Man and boy, in one Starting Over
At 42, he craves excitement; but when he gets it, it proves too much for his heart. He’s saved by a transplant, but doesn’t feel like himself.
He becomes a teenager, aping the life of the donor of his heart. He grows his hair. He gets a tattoo, and wears ripped jeans and slogan T-shirts. Eschewing discipline, he gets leave from the police force, and lives with his parents in an untidy bedroom.
As a plot, this seems too neat; too clever and cynical. It could have made for a shallow book, if the author hadn’t shown such skill and subtlety. Tony Parsons knows his craft. In this, his sixth outing, the author of Man and Boy has produced a thought-provoking novel showing the pains of midlife, with all the multi-dilemmas we face, yet has lost none of his characteristic poignancy.
Parsons has done his research on a condition called cellular memory syndrome, by which recipients of organs take on the life of the donor. There’s a memorable scene where George confronts his surgeon, saying he’s desperate for his own life back. The surgeon is sceptical, but when George offers to fasten his bowtie for him, then fails, and mutters, ‘I used to know how to do it,’ the great man seems to believe him.
The new heart may not be the reason for George’s second adolescence. It could be a side effect of the cocktail of drugs he’s on to prevent rejection, or it could be that he is determined to make the most of this second chance at life. George meets fellow transplant patients through a patient-group. One of them, Larry, becomes a good friend and support. Noting how Larry’s family observe him as though his presence was too good to believe, George is jealous. How come his own family is falling apart?
At first, the change in George reaps benefits. His desire for his beautiful wife surges back. He is able to talk to his teenage son, Rufus; to empathise with him, and his sister, and to help in a way that was impossible before.

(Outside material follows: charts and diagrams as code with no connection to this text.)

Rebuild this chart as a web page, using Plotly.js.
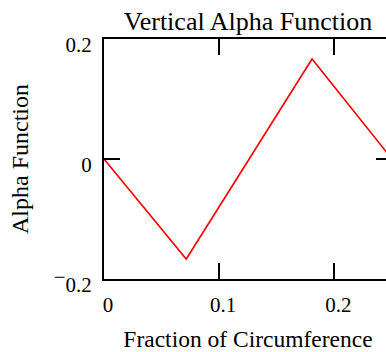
<!DOCTYPE html>
<html>
<head>
<meta charset="utf-8">
<script src="https://cdn.plot.ly/plotly-3.0.1.min.js"></script>
<style>
  html, body { margin: 0; padding: 0; overflow: hidden; background: #fff; }
  #plotArea { width: 394px; height: 352px; }
</style>
</head>
<body>
<div id="plotArea"></div>
<script>
// values
var fraction = [0, 0.0714, 0.1806, 0.25];
var alpha = [0, -0.1667, 0.1667, 0.0];

var xTicks = [0, 0.1, 0.2];
var xTickText = ["0", "0.1", "0.2"];
var yTicks = [-0.2, 0, 0.2];
var yTickText = ["<sup><span style=\"font-size:21px\">\u2212</span></sup>0.2", "0", "0.2"];

var serif = "Liberation Serif, Times New Roman, serif";

var alphaTrace = {
    x: fraction,
    y: alpha,
    mode: "lines",
    type: "scatter",
    line: {color: "#ff0000", width: 1.6},
    hoverinfo: "skip"
};

var axisStyle = {
    showline: true,
    linecolor: "#000",
    linewidth: 2,
    mirror: "ticks",
    ticks: "inside",
    ticklen: 16,
    tickwidth: 2,
    tickcolor: "#000",
    showgrid: false,
    zeroline: false,
    fixedrange: true,
    tickfont: {family: serif, size: 21, color: "#000"}
};

var layout = {
    width: 394,
    height: 352,
    margin: {l: 104, r: 2, t: 39, b: 73, pad: 0},
    paper_bgcolor: "#fff",
    plot_bgcolor: "#fff",
    showlegend: false,
    font: {family: serif, color: "#000"},
    title: {
        text: "Vertical Alpha Function",
        font: {family: serif, size: 26, color: "#000"},
        xref: "paper", x: 0.5,
        yref: "container", y: 0.94, yanchor: "middle"
    },
    xaxis: Object.assign({}, axisStyle, {
        range: [0, 0.25],
        tickvals: xTicks,
        ticktext: xTickText,
        ticklabelshift: 4,
        ticklabelstandoff: 6,
        title: {text: "Fraction of Circumference", font: {family: serif, size: 23.5, color: "#000"}, standoff: 14}
    }),
    yaxis: Object.assign({}, axisStyle, {
        range: [-0.2, 0.2],
        tickvals: yTicks,
        ticktext: yTickText,
        ticklabelshift: 6,
        ticklabelstandoff: 6,
        title: {text: "Alpha Function", font: {family: serif, size: 24, color: "#000"}, standoff: 18}
    })
};

Plotly.newPlot("plotArea", [alphaTrace], layout, {displayModeBar: false, staticPlot: true});
</script>
</body>
</html>
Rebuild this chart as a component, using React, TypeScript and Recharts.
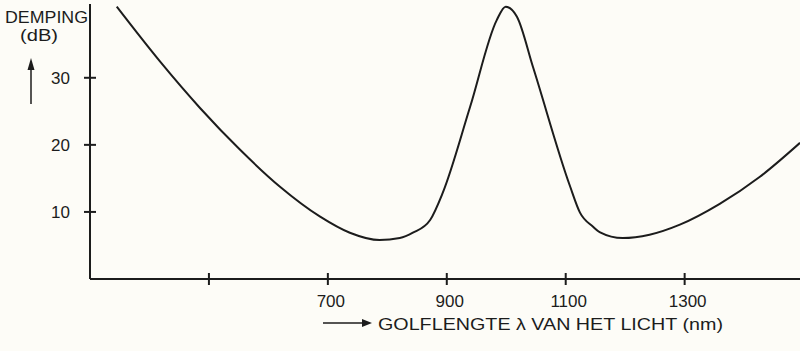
import { LineChart, Line, XAxis, YAxis } from 'recharts'

// wavelength (nm) and attenuation (dB)
const wavelengths = [345, 418, 485, 552, 619, 687, 737, 787, 821, 843, 872, 893, 939, 984, 999, 1018, 1045, 1107, 1124, 1146, 1157, 1196, 1241, 1292, 1359, 1426, 1494]
const dempingDb = [40.6, 32.4, 25.5, 19.3, 13.8, 9.3, 6.9, 5.8, 6.1, 6.9, 8.8, 12.8, 25.6, 38.6, 40.6, 39.1, 31.6, 13.9, 9.9, 7.8, 7.0, 6.1, 6.6, 8.1, 11.2, 15.2, 20.3]

const xTicks = [500, 700, 900, 1100, 1300]
const xTickLabels = ['', '700', '900', '1100', '1300']
const yTicks = [10, 20, 30]

const data = wavelengths.map((nm, i) => ({ nm, db: dempingDb[i] }))

const ink = '#1c1c1c'
const font = '"Liberation Sans", Arial, sans-serif'
const axisX = 90
const axisY = 279

function XTick({ x, payload }: any) {
  const idx = xTicks.indexOf(payload.value)
  return (
    <g>
      <line x1={x} x2={x} y1={axisY - 6} y2={axisY + 6} stroke={ink} strokeWidth={2} />
      <text x={x + 3} y={axisY + 28} textAnchor="middle" fill={ink} fontSize={17} fontFamily={font}>
        {xTickLabels[idx]}
      </text>
    </g>
  )
}

function YTick({ y, payload }: any) {
  return (
    <g>
      <line x1={axisX - 6} x2={axisX + 6} y1={y} y2={y} stroke={ink} strokeWidth={2} />
      <text x={axisX - 20} y={y + 6} textAnchor="end" fill={ink} fontSize={17} fontFamily={font}>
        {payload.value}
      </text>
    </g>
  )
}

function XTitle() {
  return (
    <g>
      <line x1={323} x2={364} y1={323} y2={323} stroke={ink} strokeWidth={1.5} />
      <path d="M362,319 L372,323 L362,327 Z" fill={ink} />
      <text x={378} y={330} fill={ink} fontSize={17} fontFamily={font} textLength={345} lengthAdjust="spacingAndGlyphs">
        GOLFLENGTE λ VAN HET LICHT (nm)
      </text>
    </g>
  )
}

function YTitle() {
  return (
    <g>
      <text x={5} y={23} fill={ink} fontSize={16} fontFamily={font} textLength={83} lengthAdjust="spacingAndGlyphs">
        DEMPING
      </text>
      <text x={20} y={41} fill={ink} fontSize={16} fontFamily={font} textLength={38} lengthAdjust="spacingAndGlyphs">
        (dB)
      </text>
      <line x1={31} x2={31} y1={104} y2={68} stroke={ink} strokeWidth={1.5} />
      <path d="M27.5,70 L31,58 L34.5,70 Z" fill={ink} />
    </g>
  )
}

export default function App() {
  return (
    <div style={{ position: 'absolute', left: 0, top: 0, width: 800, height: 351, background: '#fdfcf7' }}>
      <LineChart width={800} height={351} data={data} margin={{ top: 4, right: 0, bottom: 0, left: 0 }}>
        <XAxis
          dataKey="nm"
          type="number"
          domain={[300, 1493]}
          ticks={xTicks}
          tickSize={0}
          tickMargin={0}
          tickLine={false}
          height={72}
          axisLine={{ stroke: ink, strokeWidth: 2 }}
          tick={<XTick />}
          label={<XTitle />}
        />
        <YAxis
          type="number"
          domain={[0, 41]}
          ticks={yTicks}
          width={90}
          tickSize={0}
          tickMargin={0}
          tickLine={false}
          axisLine={{ stroke: ink, strokeWidth: 2 }}
          tick={<YTick />}
          label={<YTitle />}
        />
        <Line
          dataKey="db"
          type="monotone"
          stroke={ink}
          strokeWidth={2}
          dot={false}
          isAnimationActive={false}
        />
      </LineChart>
    </div>
  )
}
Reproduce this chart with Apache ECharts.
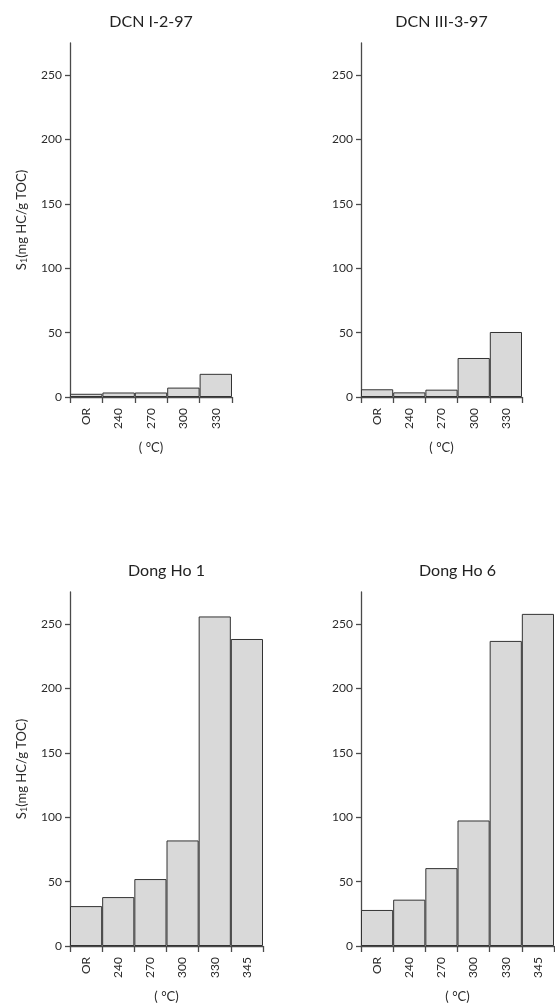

Soon, though, this congeniality misfires. His wife, Lara, gets fed up with being the only ‘bad guy.’ The kids discover that freedom isn’t all it’s cracked up to be. Both face a crisis. Will George be able to become a man again, and rescue the situation?
All the scenes in this novel feel authentic, but it’s the characterisation that got me hooked. Parsons is especially skilled at showing the fraught, though tender relationship between parents and their teenagers. The scenes between George and his daughter, Ruby, are bittersweet.
He deals with that relationship by including George’s parents. He analyses that time when the caring is done by the children, and not the parents. Above all, though, Starting Over, is a love story. George and the delicate dancer, Lara, may not seem a likely match; yet their love somehow endures, facing out all the problems.
And it’s not a selfish love. When Lara attains her dream, and dances the Tango in Buenos Aires, with another man, George watches entranced. He has never, he realises, loved her more. This is a tender, funny, and thought-provoking novel. One of the original proponents of lad-lit, Tony Parsons has come of age.